Was sind Deine Tipps für die Adoption eines Tierschutzhundes?

  • Jeder sollte sich vorher darüber klar sein, dass er keinen perfekten, lustigen, selbstsicheren Hund bekommt.

  • Es steckt eine Menge Liebe, Geduld und Arbeit darin, eine vertrauensvolle Beziehung aufzubauen. Bin ich dazu bereit, diesen oft sehr langen Einsatz zu leisten?

  • Biete ich einem Tierschutzhund die passende Umgebung?

  • Kann ich mir eventuelle Zahnreinigungen, Tierarztbesuche dauerhaft leisten?

  • Ein Hund aus dem Tierschutz hat meisten nichts Gutes erfahren und eine traurige Geschichte hinter sich.

  • Die für uns normalen Tagesabläufe sind für den Hund neu, befremdlich und oft ängstigend.

  • Ein Ersthund gibt große Sicherheit und ist in vielen alltäglichen Situationen hilfreich, z.B. Wie steige ich ins Auto, wie lasse ich mich anleinen, wann gibt es Essen, wann geht es raus …? Wie verhalte ich mich bei Radfahrern, Fußgängern, Pferden, anderen Hunden …?

  • Man sollte darauf achten, den Ersthund nicht zu benachteiligen.

  • Wenn ein Ersthund im Haus ist, sollte man bei der Fütterung dabei sein und Acht geben, dass bei keinem der Hunde Futterneid entsteht.

  • Ein Tierschutzhund ist leicht mit den neuen Eindrücken überfordert und gestresst. In Stresssituationen kann der Hund aus Panik weglaufen, schnappen, sich verkriechen usw.

  • Niemals ein Schnappen persönlich nehmen. Der Hund hat vor der Situation Angst und wehrt sich. Er will nicht verletzten!

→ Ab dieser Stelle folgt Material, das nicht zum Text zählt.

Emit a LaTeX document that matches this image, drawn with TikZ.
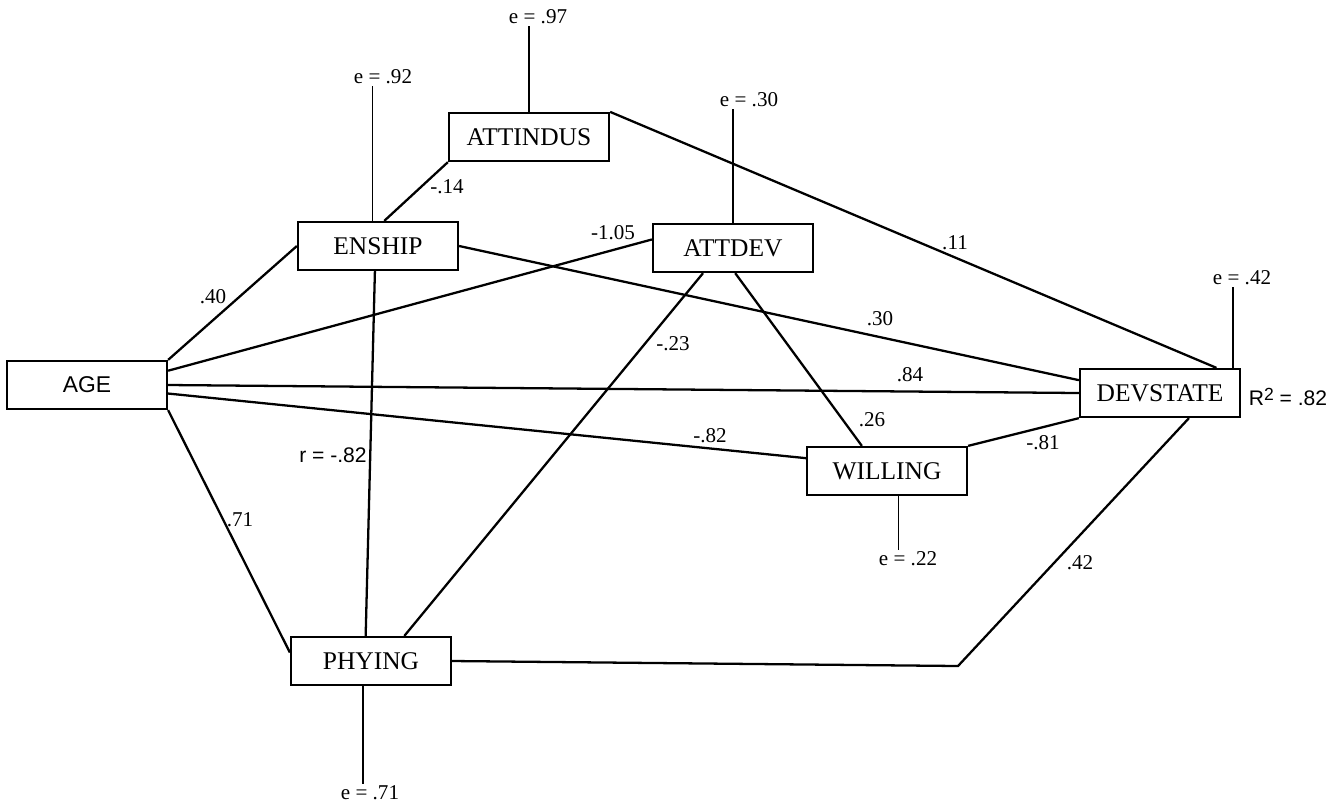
\documentclass[tikz,border=0pt]{standalone}
\usepackage{fontspec}
\setmainfont{Liberation Serif}
\setsansfont{Liberation Sans}
\usetikzlibrary{calc}

\tikzset{
  var/.style={draw, line width=1.3pt, minimum width=3.2cm, minimum height=0.96cm, inner sep=0pt, font=\fontsize{14.5}{16}\selectfont},
  link/.style={line width=1.3pt},
  err/.style={line width=0.8pt},
  coef/.style={font=\fontsize{12}{14}\selectfont, inner sep=1pt}
}

\begin{document}
\begin{tikzpicture}[x=0.02cm, y=-0.02cm]
\useasboundingbox (0,0) rectangle (1337,806);
% variables
\node[var] (attindus) at (529,137) {ATTINDUS};
\node[var] (enship) at (378,246) {ENSHIP};
\node[var] (attdev) at (733,248) {ATTDEV};
\node[var, font=\sffamily\fontsize{13}{15}\selectfont] (age) at (87,385) {AGE};
\node[var] (devstate) at (1160,393) {DEVSTATE};
\node[var] (willing) at (887,471) {WILLING};
\node[var] (phying) at (371,661) {PHYING};
\coordinate (bend) at (958,666);

% paths
\draw[link] (age.north east) -- (enship.west);
\draw[link] (age.10) -- (attdev.174);
\draw[link] (age.east) -- (devstate.west);
\draw[link] (age.-6) -- (willing.171);
\draw[link] (age.south east) -- (phying.174);
\draw[link] (enship.76) -- (attindus.south west);
\draw[link] (enship.east) -- (devstate.171);
\draw[link] (enship.263) -- (phying.102);
\draw[link] (attindus.north east) -- (devstate.24);
\draw[link] (attdev.220) -- (phying.37);
\draw[link] (attdev.275) -- (willing.135);
\draw[link] (willing.north east) -- (devstate.south west);
\draw[link] (phying.east) -- (bend) -- (devstate.-41);

% residuals
\foreach \n/\v/\a/\x/\y in {97/attindus/north/538/17, 92/enship/102/383/77, 30/attdev/north/749/100, 42/devstate/19/1242/278} {
  \node[coef] (e\n) at (\x,\y) {e = .\n};
  \draw[err] (\v.\a) -- (\v.\a |- e\n.south);
}
\foreach \n/\v/\a/\x/\y in {22/willing/-65/908/559, 71/phying/-108/370/793} {
  \node[coef] (e\n) at (\x,\y) {e = .\n};
  \draw[err] (\v.\a) -- (\v.\a |- e\n.north);
}

% coefficients
\foreach \t/\x/\y [count=\i] in {.40/213/297, -.14/447/187, -1.05/613/233, -.23/673/344, .11/955/243, .30/880/319, .84/910/375, .26/872/420, -.82/710/436, -.81/1043/443, .71/240/520, .42/1080/563}
  \node[coef] (c\i) at (\x,\y) {\t};
\node[coef, font=\sffamily\fontsize{12}{14}\selectfont] (rcor) at (333,455) {r = -.82};
\node[coef, font=\sffamily\fontsize{12}{14}\selectfont] (rsq) at (1288,397) {R\raisebox{0.45ex}{\fontsize{10}{12}\selectfont 2} = .82};
\end{tikzpicture}
\end{document}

  • Eine gute Beobachtungsgabe, Geduld, Ruhe und Zeit sind Voraussetzung.

  • Man sollte die Körpersprache und Signale des Hundes lernen und verstehen.

  • Ein Hund hat es mit uns leichter, wenn wir ihn ansprechen, bevor eine für ihn befremdliche Handlung vollzogen wird.

  • Es entsteht weniger Angst, wenn wir Menschen nicht von oben oder hinten an den Hund herangehen.

  • Leichtes an dem Hund Vorbeischauen oder Kopfwegdrehen wird nicht als Angriff gewertet und entspannt.

  • Manche Hunde reagieren sehr gut auf Schmatzen als Beschwichtigung. Manche Hunde beruhigt es, wenn man leise und monoton summt und sie dabei ignoriert.

  • Permanente Aufmerksamkeit und Ansprache überfordern den Hund.

  • Auch ein Hund aus dem Tierschutz braucht Regeln.

  • Ein auf den Hund abgestimmter Tagesablauf, der fordert ohne zu überfordern ist wichtig. Gassirunden sollten kein Dauerstress werden.